Only eighteen years old, Sheku’s international career is developing very quickly with engagements in the 2017/18 and 2018/19 season including the Royal Liverpool Philharmonic, the CBSO, the Philharmonia Orchestra at the Newbury Spring Festival, the Tonhalle Orchestra in Zurich, the Barcelona Symphony, the Netherlands Chamber Orchestra (his debut at the Concertgebouw Hall), the Los Angeles Chamber Orchestra (Sheku’s concerto debut in North America), the Atlanta and Louisiana Symphonies and he will also return to the BBC Symphony Orchestra to perform the Elgar Concerto in his home town of Nottingham and make his debut at the Konzerthaus, Vienna with the Japan Philharmonic.
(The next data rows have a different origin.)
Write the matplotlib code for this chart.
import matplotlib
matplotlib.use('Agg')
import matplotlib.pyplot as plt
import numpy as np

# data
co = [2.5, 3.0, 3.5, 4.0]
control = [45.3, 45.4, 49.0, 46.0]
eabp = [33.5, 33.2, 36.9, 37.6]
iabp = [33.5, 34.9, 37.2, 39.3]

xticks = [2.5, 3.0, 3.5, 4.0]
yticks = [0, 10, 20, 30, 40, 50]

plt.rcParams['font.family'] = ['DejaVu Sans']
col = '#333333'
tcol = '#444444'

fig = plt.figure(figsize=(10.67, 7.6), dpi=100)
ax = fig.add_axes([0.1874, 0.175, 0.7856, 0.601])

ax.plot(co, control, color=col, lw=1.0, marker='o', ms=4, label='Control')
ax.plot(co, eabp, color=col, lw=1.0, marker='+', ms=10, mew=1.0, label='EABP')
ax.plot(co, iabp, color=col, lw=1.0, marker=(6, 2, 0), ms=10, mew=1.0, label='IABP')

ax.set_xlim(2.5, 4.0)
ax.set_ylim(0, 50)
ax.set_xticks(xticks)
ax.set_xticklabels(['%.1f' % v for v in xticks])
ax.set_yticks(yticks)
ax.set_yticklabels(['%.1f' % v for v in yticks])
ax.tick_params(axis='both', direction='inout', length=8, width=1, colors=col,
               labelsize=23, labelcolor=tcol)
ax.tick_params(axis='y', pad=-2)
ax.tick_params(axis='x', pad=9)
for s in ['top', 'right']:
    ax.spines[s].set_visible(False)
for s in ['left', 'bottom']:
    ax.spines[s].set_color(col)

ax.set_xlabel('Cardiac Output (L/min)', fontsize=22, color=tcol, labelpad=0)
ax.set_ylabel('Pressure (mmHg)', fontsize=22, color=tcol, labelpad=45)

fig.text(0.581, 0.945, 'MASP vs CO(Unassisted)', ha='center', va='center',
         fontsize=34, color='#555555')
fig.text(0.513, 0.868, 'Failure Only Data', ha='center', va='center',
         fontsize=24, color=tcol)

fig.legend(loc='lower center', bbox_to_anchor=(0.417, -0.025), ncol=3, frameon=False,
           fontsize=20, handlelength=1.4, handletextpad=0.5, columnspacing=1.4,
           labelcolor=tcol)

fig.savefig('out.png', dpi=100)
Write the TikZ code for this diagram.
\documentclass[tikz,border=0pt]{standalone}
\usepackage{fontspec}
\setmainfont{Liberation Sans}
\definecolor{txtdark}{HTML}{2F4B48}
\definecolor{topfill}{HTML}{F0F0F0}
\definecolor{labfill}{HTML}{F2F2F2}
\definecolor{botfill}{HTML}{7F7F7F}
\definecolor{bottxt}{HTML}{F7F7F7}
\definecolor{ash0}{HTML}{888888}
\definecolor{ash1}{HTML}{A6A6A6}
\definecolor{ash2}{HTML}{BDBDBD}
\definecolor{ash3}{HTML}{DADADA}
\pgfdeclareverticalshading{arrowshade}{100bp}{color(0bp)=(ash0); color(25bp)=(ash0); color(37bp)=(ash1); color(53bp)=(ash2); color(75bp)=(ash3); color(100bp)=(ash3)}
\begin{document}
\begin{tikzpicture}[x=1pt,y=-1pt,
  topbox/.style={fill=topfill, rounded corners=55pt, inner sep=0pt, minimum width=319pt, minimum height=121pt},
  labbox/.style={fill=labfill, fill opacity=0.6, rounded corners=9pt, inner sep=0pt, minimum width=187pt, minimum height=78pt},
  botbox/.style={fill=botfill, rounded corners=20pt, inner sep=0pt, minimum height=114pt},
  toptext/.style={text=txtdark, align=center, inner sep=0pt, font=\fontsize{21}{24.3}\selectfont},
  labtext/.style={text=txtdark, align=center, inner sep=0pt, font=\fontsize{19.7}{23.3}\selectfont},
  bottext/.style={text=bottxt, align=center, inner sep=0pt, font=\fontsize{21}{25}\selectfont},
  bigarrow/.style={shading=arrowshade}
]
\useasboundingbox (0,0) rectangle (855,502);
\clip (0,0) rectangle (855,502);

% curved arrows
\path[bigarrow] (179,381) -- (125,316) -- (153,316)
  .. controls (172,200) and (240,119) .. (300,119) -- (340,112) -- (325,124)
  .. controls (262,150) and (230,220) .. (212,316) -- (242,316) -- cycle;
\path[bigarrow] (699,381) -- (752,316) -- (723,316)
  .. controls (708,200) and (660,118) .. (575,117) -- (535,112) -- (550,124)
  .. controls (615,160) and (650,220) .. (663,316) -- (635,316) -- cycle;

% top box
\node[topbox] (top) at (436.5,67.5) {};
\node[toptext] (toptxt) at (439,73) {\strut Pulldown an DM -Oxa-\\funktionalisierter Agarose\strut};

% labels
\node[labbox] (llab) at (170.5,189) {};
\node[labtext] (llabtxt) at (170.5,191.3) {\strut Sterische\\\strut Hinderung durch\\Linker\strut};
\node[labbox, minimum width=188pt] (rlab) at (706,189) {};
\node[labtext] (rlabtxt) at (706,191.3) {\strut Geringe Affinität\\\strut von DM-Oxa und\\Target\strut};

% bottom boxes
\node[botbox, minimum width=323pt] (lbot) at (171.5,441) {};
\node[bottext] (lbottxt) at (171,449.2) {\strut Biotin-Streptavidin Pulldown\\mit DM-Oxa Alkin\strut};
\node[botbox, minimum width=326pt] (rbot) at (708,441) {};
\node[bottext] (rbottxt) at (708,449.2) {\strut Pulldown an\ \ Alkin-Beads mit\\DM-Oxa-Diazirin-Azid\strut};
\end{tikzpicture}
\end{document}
In recital, Sheku will perform several concerts across the UK with highlights over the next two seasons including his debuts at Kings Place as part of their Cello Unwrapped series, Milton Court and Wigmore Hall. He will also perform recitals at the Tonhalle, Zurich, the Lucerne Festival and a series of concerts in Canada later this year.
Last summer, Sheku performed at the BBC Proms in the Park in Wales and will return to the Proms at the Albert Hall in summer 2017 with the Chineke! Orchestra, an ensemble with which he enjoys a special relationship having taken part in their debut concert at the Royal Festival Hall in 2015 and then returning as soloist to perform the Haydn Concerto with the orchestra in April 2017 “You aren’t ever going to hear this Haydn Concerto more engagingly performed” The Arts Desk.
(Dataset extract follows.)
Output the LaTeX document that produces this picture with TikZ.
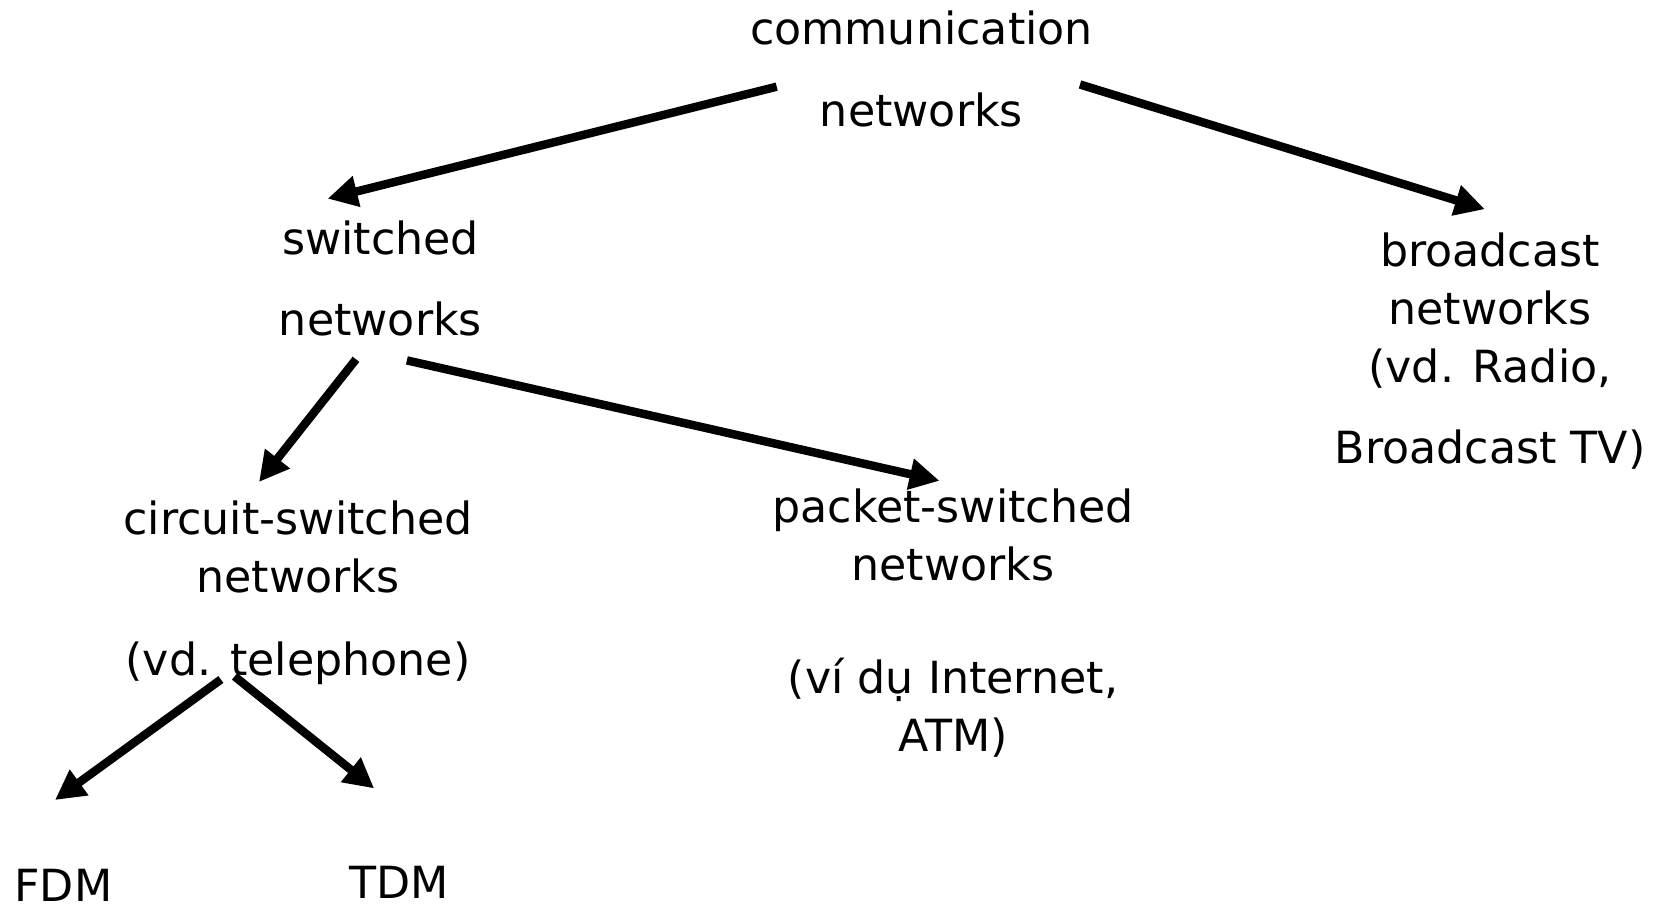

In February 2017, Sheku performed an arrangement of Leonard Cohen’s “Hallelujah” for Cello and String Trio at the BAFTAS Awards show at the Royal Albert Hall, an interpretation which brought the celebrity- filled audience to their feet and which has subsequently been shared and viewed by nearly two million people on social media sites. He has an exclusive recording contract with Decca Classics and his first concerto recording for the label will be released in 2018.
A keen chamber musician, Sheku performs regularly as a member of the Kanneh-Mason Piano Trio with sister, Isata and brother, Braimah as well as with the Mizuta Trio, an ensemble formed while Sheku attended the Junior Department of the Royal Academy of Music in London.
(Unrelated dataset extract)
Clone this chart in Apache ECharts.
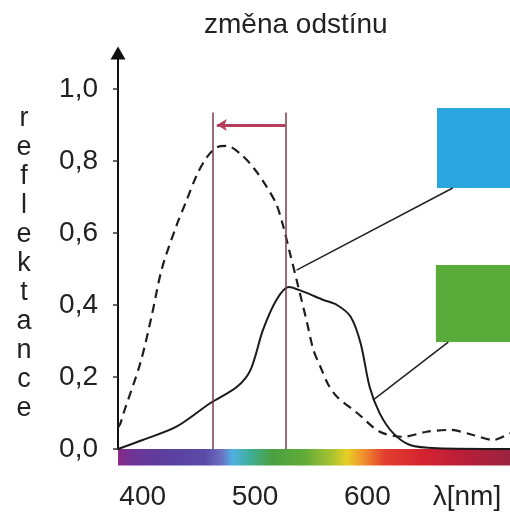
<!DOCTYPE html>
<html>
<head>
<meta charset="utf-8">
<script src="https://cdn.jsdelivr.net/npm/echarts@6/dist/echarts.min.js"></script>
<style>
  html, body { margin: 0; padding: 0; background: #fff; }
  #chart { width: 510px; height: 516px; }
</style>
</head>
<body>
<div id="chart"></div>
<script>
// wavelength range of the x axis (nm)
const xMin = 378;
const xMax = 727;
const xTicks = [400, 500, 600];
const yTicks = [0, 0.2, 0.4, 0.6, 0.8, 1.0];

// dashed curve (blue sample)
const dashedNm = [378, 380, 383, 398, 408, 417, 430, 439, 448, 457, 466, 475, 487, 499, 510, 519, 525, 531, 537, 546, 552, 558, 565, 573, 591, 611, 632, 653, 674, 694, 712, 727];
const dashedR = [0.06, 0.07, 0.10, 0.24, 0.37, 0.50, 0.62, 0.69, 0.76, 0.81, 0.838, 0.842, 0.82, 0.78, 0.73, 0.68, 0.62, 0.545, 0.47, 0.355, 0.275, 0.23, 0.18, 0.145, 0.10, 0.048, 0.034, 0.048, 0.053, 0.039, 0.025, 0.044];

// solid curve (green sample)
const solidNm = [378, 400, 430, 460, 484, 496, 507, 519, 530, 543, 561, 573, 585, 594, 602, 611, 623, 638, 662, 727];
const solidR = [0, 0.025, 0.062, 0.127, 0.173, 0.22, 0.33, 0.414, 0.45, 0.437, 0.414, 0.40, 0.368, 0.294, 0.173, 0.099, 0.044, 0.011, 0.002, 0];

// hue shift markers
const markNm = [462, 527];
const markTop = 0.935;
const arrowY = 0.9;

// spectrum strip colours
const spectrumNm = [378, 390, 420, 455, 470, 480, 495, 515, 545, 568, 582, 595, 615, 650, 690, 727];
const spectrumColors = ['#8a2a86', '#6e3496', '#5c3f9e', '#5a4aa8', '#6a70c0', '#4fb0e2', '#3fae9a', '#4aa040', '#62ac38', '#a8c232', '#e6d022', '#f0962c', '#e2402e', '#d42230', '#b61e3a', '#9a2440'];

// colour swatches [x0, y0, x1, y1] and their leader lines
const blueBox = [662, 0.947, 727, 0.725];
const greenBox = [661, 0.511, 727, 0.297];
const blueLeader = [[676, 0.725], [537, 0.497]];
const greenLeader = [[672, 0.297], [605, 0.136]];

const font = "'Liberation Sans', Arial, sans-serif";
const chart = echarts.init(document.getElementById('chart'));

const spectrumStops = spectrumNm.map((nm, i) => ({
  offset: (nm - xMin) / (xMax - xMin),
  color: spectrumColors[i]
}));

const option = {
  animation: false,
  backgroundColor: '#fff',
  title: {
    text: 'změna odstínu',
    left: 199,
    top: 6,
    textStyle: { fontFamily: font, fontSize: 28, fontWeight: 'normal', color: '#222' }
  },
  grid: { left: 118, right: 0, top: 53, bottom: 67 },
  xAxis: {
    type: 'value',
    min: xMin,
    max: xMax,
    splitLine: { show: false },
    axisLine: { show: false },
    axisTick: { show: false },
    axisLabel: {
      customValues: xTicks,
      margin: 34,
      fontFamily: font,
      fontSize: 28,
      color: '#222'
    }
  },
  yAxis: {
    type: 'value',
    min: 0,
    max: 1.1,
    splitLine: { show: false },
    axisLine: {
      show: true,
      symbol: ['none', 'triangle'],
      symbolSize: [15, 13],
      lineStyle: { color: '#111', width: 2 }
    },
    axisTick: {
      show: true,
      customValues: yTicks,
      length: 5,
      lineStyle: { color: '#333', width: 1.5 }
    },
    axisLabel: {
      customValues: yTicks,
      margin: 20,
      fontFamily: font,
      fontSize: 28,
      color: '#222',
      formatter: v => v.toFixed(1).replace('.', ',')
    }
  },
  graphic: [
    {
      type: 'text',
      x: 24,
      y: 104,
      style: {
        text: 'reflektance'.split('').join('\n'),
        font: '27px ' + font,
        lineHeight: 29,
        align: 'center',
        verticalAlign: 'top',
        fill: '#222'
      }
    },
    {
      type: 'text',
      x: 467,
      y: 497,
      style: {
        text: 'λ[nm]',
        font: '28px ' + font,
        align: 'center',
        verticalAlign: 'middle',
        fill: '#222'
      }
    }
  ],
  series: [
    {
      name: 'spectrum',
      type: 'custom',
      silent: true,
      data: [[xMin, xMax]],
      renderItem: (params, api) => {
        const p0 = api.coord([api.value(0), 0]);
        const p1 = api.coord([api.value(1), -0.046]);
        return {
          type: 'rect',
          shape: { x: p0[0], y: p0[1], width: p1[0] - p0[0], height: p1[1] - p0[1] },
          style: {
            fill: new echarts.graphic.LinearGradient(0, 0, 1, 0, spectrumStops)
          }
        };
      }
    },
    {
      name: 'markers',
      type: 'line',
      data: [],
      silent: true,
      markLine: {
        silent: true,
        symbol: ['none', 'none'],
        label: { show: false },
        lineStyle: { color: '#7e3a4e', width: 1.5, type: 'solid' },
        data: [
          [{ coord: [markNm[0], 0] }, { coord: [markNm[0], markTop] }],
          [{ coord: [markNm[1], 0] }, { coord: [markNm[1], markTop] }],
          [{ coord: blueLeader[0], lineStyle: { color: '#222', width: 1.5 } }, { coord: blueLeader[1] }],
          [{ coord: greenLeader[0], lineStyle: { color: '#222', width: 1.5 } }, { coord: greenLeader[1] }]
        ]
      },
      markArea: {
        silent: true,
        data: [
          [{ coord: [blueBox[0], blueBox[1]], itemStyle: { color: '#2ba6df' } }, { coord: [blueBox[2], blueBox[3]] }],
          [{ coord: [greenBox[0], greenBox[1]], itemStyle: { color: '#5bab3b' } }, { coord: [greenBox[2], greenBox[3]] }]
        ]
      }
    },
    {
      name: 'arrow',
      type: 'line',
      data: [],
      silent: true,
      markLine: {
        silent: true,
        symbol: ['none', 'arrow'],
        symbolSize: [9, 10],
        label: { show: false },
        lineStyle: { color: '#b43e5c', width: 3, type: 'solid' },
        data: [
          [{ coord: [markNm[1], arrowY] }, { coord: [markNm[0] + 4, arrowY] }]
        ]
      }
    },
    {
      name: 'modrá',
      type: 'line',
      smooth: 0.3,
      showSymbol: false,
      silent: true,
      lineStyle: { color: '#1e1e1e', width: 2.2, type: [9, 6] },
      data: dashedNm.map((nm, i) => [nm, dashedR[i]])
    },
    {
      name: 'zelená',
      type: 'line',
      smooth: 0.3,
      showSymbol: false,
      silent: true,
      lineStyle: { color: '#1a1a1a', width: 2 },
      data: solidNm.map((nm, i) => [nm, solidR[i]])
    }
  ]
};

chart.setOption(option);
</script>
</body>
</html>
Sheku began learning the cello at the age of six with Sarah Huson-Whyte and currently studies with Ben Davies at the Junior Department of the Royal Academy of Music where he holds the ABRSM Junior Scholarship. In September 2017, he will start a full time degree course at the Royal Academy, studying with Hannah Roberts. He has received masterclass tuition from Guy Johnston, Robert Max, Alexander Baillie, Steven Doane, Rafael Wallfisch, Jo Cole, Tim Hugh, Melissa Phelps, and Julian Lloyd Webber and in July 2017, will be a member of the Verbier Festival Academy where he will undertake masterclasses with Frans Helmerson and Miklos Perenyi.
Sheku is passionate about the importance of making classical music accessible to all and is the first London Music Masters Junior Ambassador. With his siblings, the Kanneh Mason seven-piece ensemble, he has performed in many venues across the UK including at Marlborough House in front of HRH Prince Charles for Commonwealth Day and on ITV’s Britain’s Got Talent, both in the semi-finals in 2015 and then as special guests on the final show in June 2017 performing with dance group, Diversity.
He plays an Antonius and Hieronymus Amati cello c1610 kindly on loan from a private collection.
“Kanneh-Mason gave an astonishingly assured performance. The strength of Kanneh-Mason’s approach was that it was so nuanced; this, plus his technical command, led to a memorable account.”
“Last year’s BBC Young Musician winner, Sheku Kanneh-Mason, returned to the scene of his victory with the same work, the Russian composer’s First Cello Concerto. Digging in with gripping attack yet also plenty of nuance, he showed what a remarkable musician he already is, bringing other-worldly tone to the haunting slow movement and displaying mature musicianship in his handling of the extended cadenza”
“Technically superb and eloquent in his expressivity, he held the capacity audience spellbound with an interpretation of exceptional authority.”
“Kanneh-Mason is a player who makes you tune in to every nuance of articulation, every subtle shading, every eloquent turn of phrase. Here, joined for this same concerto by his fiercely talented peers in the National Youth Orchestra, he showed us why he won the competition. He performed with urgency and bite, impeccable technique and, in the second movement, exquisite line as the cello sang its sotto voce hymn to the night.”
“Many of the enthusiastic audience had clearly come to see last year’s BBC Young Musician winner, the cellist Sheku Kanneh-Mason. They were rewarded with a stylish performance as the soloist in Haydn’s Cello Concerto in C (Hob VIIb/1). In the central adagio, Kanneh-Mason balanced expressive singing tone with careful, instinctive, dynamic shading. He took the allegro molto at fearless, breakneck speed, the passage work impressively controlled. A solo encore was further testimony to his prodigious gift, and his arrangement of a traditional Jewish song was plangent and subtly elaborated.”
“[Kanneh-Mason’s] own cadenzas have compelling musical logic, his pianissimos were magical, his encore arrangement of a Jewish folksong spellbinding; … you aren’t ever going to hear this Haydn concerto more engagingly performed.”